Re: RFC(v2): Audit Kernel Container IDs

From: Casey Schaufler <casey@schaufler-ca.com>
To: Richard Guy Briggs <rgb@redhat.com>
Cc: cgroups@vger.kernel.org,
	Linux Containers <containers@lists.linux-foundation.org>,
	Linux API <linux-api@vger.kernel.org>,
	Linux Audit <linux-audit@redhat.com>,
	Linux FS Devel <linux-fsdevel@vger.kernel.org>,
	Linux Kernel <linux-kernel@vger.kernel.org>,
	Linux Network Development <netdev@vger.kernel.org>,
	mszeredi@redhat.com, Andy Lutomirski <luto@kernel.org>,
	jlayton@redhat.com, Carlos O'Donell <carlos@redhat.com>,
	Al Viro <viro@zeniv.linux.org.uk>,
	David Howells <dhowells@redhat.com>, Simo Sorce <simo@redhat.com>,
	trondmy@primarydata.com, Eric Paris <eparis@parisplace.org>,
	"Serge E. Hallyn" <serge@hallyn.com>,
	"Eric W. Biederman" <ebiederm@xmission.com>
Subject: Re: RFC(v2): Audit Kernel Container IDs
Date: Thu, 19 Oct 2017 06:32:30 -0700	[thread overview]
Message-ID: <18cb69a5-f998-0e6e-85df-7f4b9b768a6f@schaufler-ca.com> (raw)
In-Reply-To: <20171019000527.eio6dfsmujmtioyt@madcap2.tricolour.ca>

On 10/18/2017 5:05 PM, Richard Guy Briggs wrote:
> On 2017-10-17 01:10, Casey Schaufler wrote:
>> On 10/16/2017 5:33 PM, Richard Guy Briggs wrote:
>>> On 2017-10-12 16:33, Casey Schaufler wrote:
>>>> On 10/12/2017 7:14 AM, Richard Guy Briggs wrote:
>>>>> Containers are a userspace concept.  The kernel knows nothing of them.
>>>>>
>>>>> The Linux audit system needs a way to be able to track the container
>>>>> provenance of events and actions.  Audit needs the kernel's help to do
>>>>> this.
>>>>>
>>>>> Since the concept of a container is entirely a userspace concept, a
>>>>> registration from the userspace container orchestration system initiates
>>>>> this.  This will define a point in time and a set of resources
>>>>> associated with a particular container with an audit container ID.
>>>>>
>>>>> The registration is a pseudo filesystem (proc, since PID tree already
>>>>> exists) write of a u8[16] UUID representing the container ID to a file
>>>>> representing a process that will become the first process in a new
>>>>> container.  This write might place restrictions on mount namespaces
>>>>> required to define a container, or at least careful checking of
>>>>> namespaces in the kernel to verify permissions of the orchestrator so it
>>>>> can't change its own container ID.  A bind mount of nsfs may be
>>>>> necessary in the container orchestrator's mntNS.
>>>>> Note: Use a 128-bit scalar rather than a string to make compares faster
>>>>> and simpler.
>>>>>
>>>>> Require a new CAP_CONTAINER_ADMIN to be able to carry out the
>>>>> registration.
>>>> Hang on.
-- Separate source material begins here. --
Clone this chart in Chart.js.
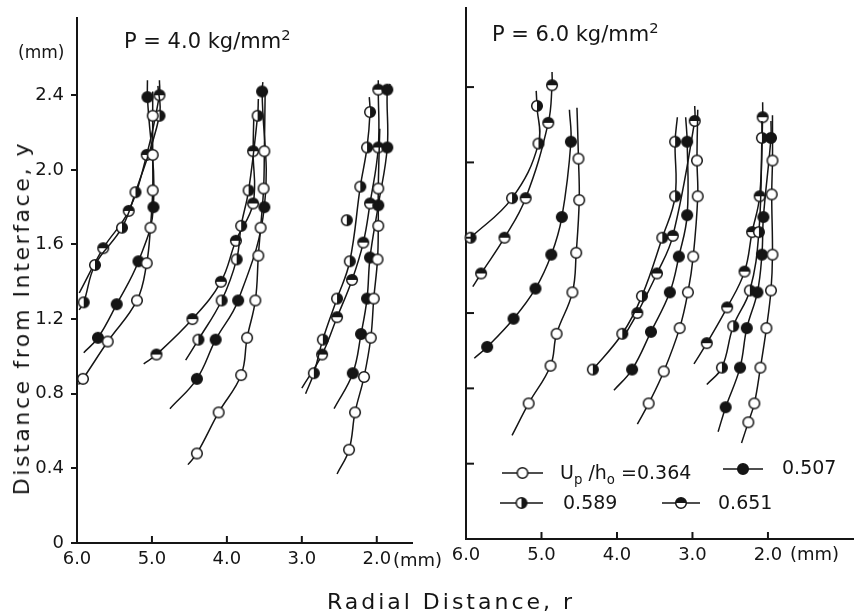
<!DOCTYPE html>
<html>
<head>
<meta charset="utf-8">
<script src="https://cdn.jsdelivr.net/npm/chart.js@4/dist/chart.umd.min.js"></script>
<style>
  body { margin: 0; background: #fff; width: 854px; height: 615px; overflow: hidden; position: relative;
         font-family: "DejaVu Sans", sans-serif; color: #151515; }
  canvas { position: absolute; top: 0; }
  #left { left: 0; }
  #right { left: 420px; }
  .t { position: absolute; white-space: nowrap; line-height: 1; }
  sub, sup { font-size: 0.7em; line-height: 0; }
</style>
</head>
<body>
<canvas id="left" width="420" height="615"></canvas>
<canvas id="right" width="434" height="615"></canvas>

<div class="t" style="left:18px;top:44px;font-size:17px">(mm)</div>
<div class="t" style="left:124px;top:31px;font-size:21px">P = 4.0 kg/mm<sup>2</sup></div>
<div class="t" style="left:492px;top:24px;font-size:21px">P = 6.0 kg/mm<sup>2</sup></div>
<div class="t" style="left:393px;top:551px;font-size:18px">(mm)</div>
<div class="t" style="left:790px;top:545px;font-size:18px">(mm)</div>
<div class="t" style="left:22px;top:318px;font-size:22px;letter-spacing:2.6px;transform:translate(-50%,-50%) rotate(-90deg)">Distance from Interface, y</div>
<div class="t" style="left:451px;top:602px;font-size:22px;letter-spacing:3px;transform:translate(-50%,-50%)">Radial Distance, r</div>

<div class="t" style="left:560px;top:463px;font-size:19px">U<sub>p</sub> /h<sub>o</sub> =0.364</div>
<div class="t" style="left:782px;top:458px;font-size:19px">0.507</div>
<div class="t" style="left:563px;top:493px;font-size:19px">0.589</div>
<div class="t" style="left:718px;top:493px;font-size:19px">0.651</div>

<script>
// Radial distance r (mm) vs distance from interface y (mm).
// Each curve: first and last pair are where the drawn line stops, the pairs between are the plotted markers.
// Three curve groups per panel, one curve per Up/ho value in each group.

const X_TICKS = [6, 5, 4, 3, 2];
const Y_TICKS_LEFT = [0, 0.4, 0.8, 1.2, 1.6, 2.0, 2.4];
const Y_TICKS_IN = [0.4, 0.8, 1.2, 1.6, 2.0, 2.4];
const X_TICKS_IN = [5, 4, 3, 2];

// P = 4.0 kg/mm2
const P4_364 = [
  [[4.99, 2.42], [4.99, 2.29], [4.99, 2.08], [4.99, 1.89], [5.02, 1.69], [5.07, 1.50], [5.20, 1.30], [5.59, 1.08], [5.92, 0.88], [5.98, 0.85]],
  [[3.49, 2.40], [3.50, 2.10], [3.51, 1.90], [3.55, 1.69], [3.58, 1.54], [3.62, 1.30], [3.73, 1.10], [3.81, 0.90], [4.11, 0.70], [4.40, 0.48], [4.52, 0.42]],
  [[1.96, 2.22], [1.98, 1.90], [1.98, 1.70], [1.99, 1.52], [2.04, 1.31], [2.08, 1.10], [2.17, 0.89], [2.29, 0.70], [2.37, 0.50], [2.53, 0.37]],
];
const P4_507 = [
  [[5.06, 2.48], [5.06, 2.39], [4.98, 1.80], [5.18, 1.51], [5.47, 1.28], [5.72, 1.10], [5.91, 1.02]],
  [[3.52, 2.47], [3.53, 2.42], [3.50, 1.80], [3.85, 1.30], [4.15, 1.09], [4.40, 0.88], [4.76, 0.72]],
  [[1.82, 2.46], [1.86, 2.43], [1.86, 2.12], [1.98, 1.81], [2.09, 1.53], [2.13, 1.31], [2.21, 1.12], [2.32, 0.91], [2.57, 0.72]],
];
const P4_589 = [
  [[4.92, 2.45], [4.90, 2.29], [5.22, 1.88], [5.40, 1.69], [5.76, 1.49], [5.91, 1.29], [5.97, 1.25]],
  [[3.58, 2.38], [3.59, 2.29], [3.71, 1.89], [3.81, 1.70], [3.87, 1.52], [4.07, 1.30], [4.38, 1.09], [4.55, 0.98]],
  [[2.10, 2.39], [2.09, 2.31], [2.13, 2.12], [2.22, 1.91], [2.36, 1.51], [2.53, 1.31], [2.72, 1.09], [2.84, 0.91], [2.95, 0.80]],
];
const P4_589_LOOSE = [[2.40, 1.73]];
const P4_651 = [
  [[4.90, 2.48], [4.90, 2.40], [5.07, 2.08], [5.31, 1.78], [5.65, 1.58], [5.97, 1.34]],
  [[3.64, 2.30], [3.65, 2.10], [3.65, 1.82], [3.88, 1.62], [4.08, 1.40], [4.46, 1.20], [4.94, 1.01], [5.11, 0.96]],
  [[1.98, 2.48], [1.98, 2.43], [1.98, 2.12], [2.09, 1.82], [2.18, 1.61], [2.33, 1.41], [2.53, 1.21], [2.73, 1.01], [3.00, 0.83]],
];

// P = 6.0 kg/mm2
const P6_364 = [
  [[4.53, 2.29], [4.51, 2.02], [4.50, 1.80], [4.54, 1.52], [4.59, 1.31], [4.80, 1.09], [4.88, 0.92], [5.17, 0.72], [5.39, 0.55]],
  [[2.93, 2.28], [2.94, 2.01], [2.93, 1.82], [2.99, 1.50], [3.06, 1.31], [3.17, 1.12], [3.38, 0.89], [3.58, 0.72], [3.73, 0.61]],
  [[1.94, 2.25], [1.94, 2.01], [1.95, 1.83], [1.94, 1.51], [1.96, 1.32], [2.02, 1.12], [2.10, 0.91], [2.18, 0.72], [2.26, 0.62], [2.35, 0.51]],
];
const P6_507 = [
  [[4.63, 2.28], [4.61, 2.11], [4.73, 1.71], [4.87, 1.51], [5.08, 1.33], [5.37, 1.17], [5.72, 1.02], [5.89, 0.96]],
  [[3.09, 2.24], [3.07, 2.11], [3.07, 1.72], [3.18, 1.50], [3.30, 1.31], [3.55, 1.10], [3.80, 0.90], [4.04, 0.79]],
  [[1.96, 2.22], [1.96, 2.13], [2.06, 1.71], [2.08, 1.51], [2.14, 1.31], [2.28, 1.12], [2.37, 0.91], [2.56, 0.70], [2.66, 0.57]],
];
const P6_589 = [
  [[5.07, 2.38], [5.06, 2.30], [5.04, 2.10], [5.39, 1.81], [5.94, 1.60], [5.97, 1.59]],
  [[3.20, 2.24], [3.23, 2.11], [3.23, 1.82], [3.40, 1.60], [3.67, 1.29], [3.93, 1.09], [4.32, 0.90], [4.37, 0.88]],
  [[2.08, 2.22], [2.08, 2.13], [2.12, 1.63], [2.24, 1.32], [2.46, 1.13], [2.61, 0.91], [2.81, 0.82]],
];
const P6_651 = [
  [[4.86, 2.48], [4.86, 2.41], [4.91, 2.21], [5.21, 1.81], [5.49, 1.60], [5.80, 1.41], [5.91, 1.34]],
  [[2.97, 2.30], [2.97, 2.22], [3.26, 1.61], [3.47, 1.41], [3.73, 1.20], [3.90, 1.08]],
  [[2.07, 2.32], [2.07, 2.24], [2.11, 1.82], [2.21, 1.63], [2.31, 1.42], [2.54, 1.23], [2.81, 1.04], [2.98, 0.93]],
];

const INK = "#151515";
const FONT = '"DejaVu Sans", sans-serif';

// circle markers: open, filled, right half black (0.589), top half black (0.651)
function marker(kind) {
  const c = document.createElement("canvas");
  c.width = 14; c.height = 14;
  const g = c.getContext("2d");
  const r = 5.3;
  g.fillStyle = "#fff";
  g.beginPath(); g.arc(7, 7, r, 0, 2 * Math.PI); g.fill();
  g.fillStyle = INK;
  g.beginPath();
  if (kind === "fill") g.arc(7, 7, r, 0, 2 * Math.PI);
  if (kind === "right") g.arc(7, 7, r, -Math.PI / 2, Math.PI / 2);
  if (kind === "top") g.arc(7, 7, r, Math.PI, 2 * Math.PI);
  g.closePath();
  if (kind !== "open") g.fill();
  g.lineWidth = 1.5; g.strokeStyle = INK;
  g.beginPath(); g.arc(7, 7, r, 0, 2 * Math.PI); g.stroke();
  return c;
}
const M = { open: marker("open"), fill: marker("fill"), right: marker("right"), top: marker("top") };

function curveSets(curves, style) {
  return curves.map((c) => ({
    data: c.map(([x, y]) => ({ x, y })),
    showLine: true,
    tension: 0.4,
    borderColor: INK,
    borderWidth: 1.5,
    pointStyle: style,
    pointRadius: (ctx) => (ctx.dataIndex === 0 || ctx.dataIndex === c.length - 1 ? 0 : 5),
    clip: false,
  }));
}

function looseSet(points, style) {
  return { data: points.map(([x, y]) => ({ x, y })), showLine: false, pointStyle: style, pointRadius: 5, clip: false };
}

// inward tick marks and the legend symbols
const decor = {
  id: "decor",
  afterDraw(chart, args, opts) {
    const { ctx, chartArea: a, scales: { x, y } } = chart;
    ctx.save();
    ctx.strokeStyle = INK;
    ctx.lineWidth = 2;
    for (const v of opts.xTicks || []) {
      const px = x.getPixelForValue(v);
      ctx.beginPath(); ctx.moveTo(px, a.bottom); ctx.lineTo(px, a.bottom - 7); ctx.stroke();
    }
    for (const v of opts.yTicks || []) {
      const py = y.getPixelForValue(v);
      ctx.beginPath(); ctx.moveTo(a.left, py); ctx.lineTo(a.left + 8, py); ctx.stroke();
    }
    ctx.lineWidth = 1.5;
    for (const item of opts.legend || []) {
      const [x0, x1, yy, mk] = item;
      ctx.beginPath(); ctx.moveTo(x0, yy); ctx.lineTo(x1, yy); ctx.stroke();
      const img = M[mk];
      ctx.drawImage(img, (x0 + x1) / 2 - 7, yy - 7);
    }
    ctx.restore();
  },
};

function panel(id, sets, cfg) {
  return new Chart(document.getElementById(id), {
    type: "scatter",
    data: { datasets: sets },
    plugins: [decor],
    options: {
      responsive: false,
      animation: false,
      events: [],
      layout: { padding: cfg.padding },
      plugins: {
        legend: { display: false },
        tooltip: { enabled: false },
        decor: { xTicks: X_TICKS_IN, yTicks: cfg.yTicksIn, legend: cfg.legend },
      },
      scales: {
        x: {
          type: "linear", min: cfg.xMin, max: 6.0, reverse: true,
          afterBuildTicks: (s) => { s.ticks = X_TICKS.map((value) => ({ value })); },
          afterFit: (s) => { s.height = cfg.xHeight; },
          ticks: { callback: (v) => v.toFixed(1), font: { family: FONT, size: 18 }, color: INK, padding: 6, maxRotation: 0, autoSkip: false },
          grid: { drawOnChartArea: false, drawTicks: false },
          border: { color: INK, width: 2 },
        },
        y: {
          type: "linear", min: 0, max: cfg.yMax,
          afterBuildTicks: (s) => { s.ticks = cfg.yTicks.map((value) => ({ value })); },
          afterFit: (s) => { s.width = cfg.yWidth; },
          ticks: { display: cfg.yLabels, callback: (v) => (v === 0 ? "0" : v.toFixed(1)), font: { family: FONT, size: 18 }, color: INK, padding: 7 },
          grid: { drawOnChartArea: false, drawTicks: cfg.yLabels, tickLength: 6, color: INK, lineWidth: 2 },
          border: { color: INK, width: 2 },
        },
      },
    },
  });
}

panel("left", [
  ...curveSets(P4_364, M.open), ...curveSets(P4_507, M.fill),
  ...curveSets(P4_589, M.right), ...curveSets(P4_651, M.top),
  looseSet(P4_589_LOOSE, M.right),
], {
  padding: { top: 13, right: 8, left: 0, bottom: 0 },
  xMin: 1.53, yMax: 2.815, xHeight: 72, yWidth: 77,
  yTicks: Y_TICKS_LEFT, yLabels: true, yTicksIn: [],
});

panel("right", [
  ...curveSets(P6_364, M.open), ...curveSets(P6_507, M.fill),
  ...curveSets(P6_589, M.right), ...curveSets(P6_651, M.top),
], {
  padding: { top: 8, right: 0, left: 0, bottom: 0 },
  xMin: 0.86, yMax: 2.82, xHeight: 76, yWidth: 46,
  yTicks: Y_TICKS_IN, yLabels: false, yTicksIn: Y_TICKS_IN,
  legend: [[82, 123, 473, "open"], [303, 343, 469, "fill"], [80, 123, 503, "right"], [242, 280, 503, "top"]],
});
</script>
</body>
</html>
If containers are a user space concept, how can
>>>> you want CAP_CONTAINER_ANYTHING? If there's not such thing as
>>>> a container, how can you be asking for a capability to manage
>>>> them?
>>> There is such a thing, but the kernel doesn't know about it yet.
>> Then how can it be the kernel's place to control access to a
>> container resource, that is, the containerID.
> Ok, let me try to address your objections.
>
> The kernel can know enough that if it is already set to not allow it to
> be set again.  Or if the user doesn't have permission to set it that the
> user be denied this action.  How is this different from loginuid and
> sessionid?
>>>   This
>>> same situation exists for loginuid and sessionid which are userspace
>>> concepts that the kernel tracks for the convenience of userspace.
>> Ah, no. Loginuid identifies a user, which is a kernel concept in
>> that a user is defined by the uid.
> This simple explanation doesn't help me.  What makes that a kernel
> concept?  The fact that it is stored and compared in more than one
> place?
>
>> The session ID has well defined kernel semantics. You're trying to say
>> that the containerID is an opaque value that is meaningless to the
>> kernel, but you still want the kernel to protect it. How can the
>> kernel know if it is protecting it correctly?
> How so?  A userspace process triggers this.  Does the kernel know what
> these values mean?  Does it do anything with them other than report
> them or allow audit to filter them?  It is given some instructions on
> how to treat it.
>
> This is what we're trying to do with the containerID.
>
>>>   As
>>> for its name, I'm not particularly picky, so if you don't like
>>> CAP_CONTAINER_* then I'm fine with CAP_AUDIT_CONTAINERID.  It really
>>> needs to be distinct from CAP_AUDIT_WRITE and CAP_AUDIT_CONTROL since we
>>> don't want to give the ability to set a containerID to any process that
>>> is able to do audit logging (such as vsftpd) and similarly we don't want
>>> to give the orchestrator the ability to control the setup of the audit
>>> daemon.
>> Sorry, but what aspect of the kernel security policy is this
>> capability supposed to protect? That's what capabilities are
>> for, not the undefined support of undefined user-space behavior.
> Similarly, loginuids and sessionIDs are only used for audit tracking and
> filtering.

Tell me again why you're not reusing either of these?

>
>> If it's audit behavior, you want CAP_AUDIT_CONTROL. If it's
>> more than audit behavior you have to define what system security
>> policy you're dealing with in order to pick the right capability.
> It isn't audit behaviour (yet), it is audit reporting information, a
> level above simply writing logs and a level below controlling daemon
> behaviour.

You are changing audit information. That's CAP_AUDIT_CONTROL.

>
>> We get this request pretty regularly. "I need my own capability
>> because I have a niche thing that isn't part of the system security
>> policy but that is important!" Fit the containerID into the
>> system security policy, and if that results in using CAP_SYS_ADMIN,
>> oh well.
> There's far too much piled in to CAP_SYS_ADMIN already, which is making
> capabilites less and less useful.  

No. The value of capabilities is in separating privilege from DAC.
Granularity is a bonus. The current granularity is too fine in some
cases and too coarse in others.

> I realize that capabilities are
> limited compared with netlink message types, but this falls in between
> the abilities needed by CAP_AUDIT_CONTROL and CAP_AUDIT_WRITE.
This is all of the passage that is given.